Food was great, with a mix of Western and Indonesian to choose what you like.
Weather was about 60/40 cloudy/sunny, not as good as we hoped but not raining that 60% either. Some very beautiful days, and watching the whiteout come at you is interesting too. After coming up from an amazing night dive including hunting morays, we marveled at the luminesence, then the stars, before drinking buckets of rain on the ride back to the boat, then sliding into a delicious dinner.
I flew to Jakarta, then to Sorong. I'd highly recommend this route as it minimizes using different "domestic" flights, merely being a continuing flight through Makassar rather than changing planes and risking missing your connecting domestic flight back to Bali for example, since there is high likelihood of flight delays out of Sorong.
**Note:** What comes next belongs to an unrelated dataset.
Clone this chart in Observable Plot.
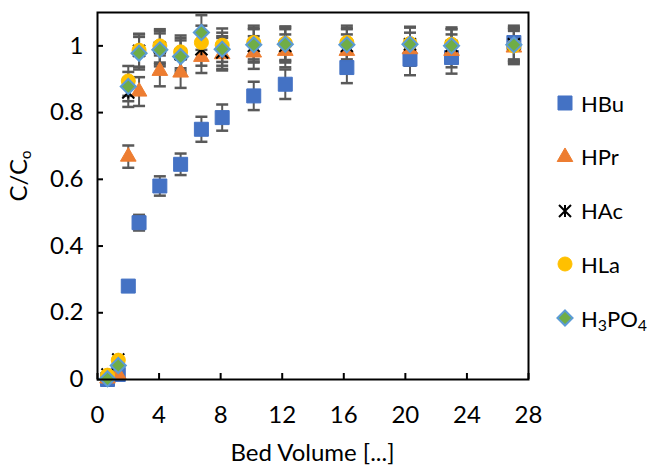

We had no problem coming in but my and an earlier flight were delayed 2 hours each on flying out of Sorong. THe earlier group left for the airport two hours before we did but were still there when we got there, then our flight was also delayed 2 hours. And come to the airport prepared for the heat because it's a big building with a metal roof with only part with fans, and sorry to say, little efficiency in it's workings. One of our group almost passed out from dehydration just in the short time waiting to check in for the flight. It's easy to do. 10 people behind the counter and only two doing anything. And I can't overemphasize the value of using a local rep to get you through. Unless you look the part and speak the language, you will be subject to
prioritized processing and you won't be a priority. And you'll witness the amazing ability of the human body to adapt to the conditions as you sit sweltering in shorts and T-shirt while looking at the locals in long pants, shirts, sweaters and even coats on in 85 degree 80% humidity weather.
So gush, gush, gush...my short note has turned into a page.
Oops, did I mention the after dive massages?! Watch out for Karim, I called him Clamps.
Trip report to follow sometime, with HD video and yes, pics too RobinT.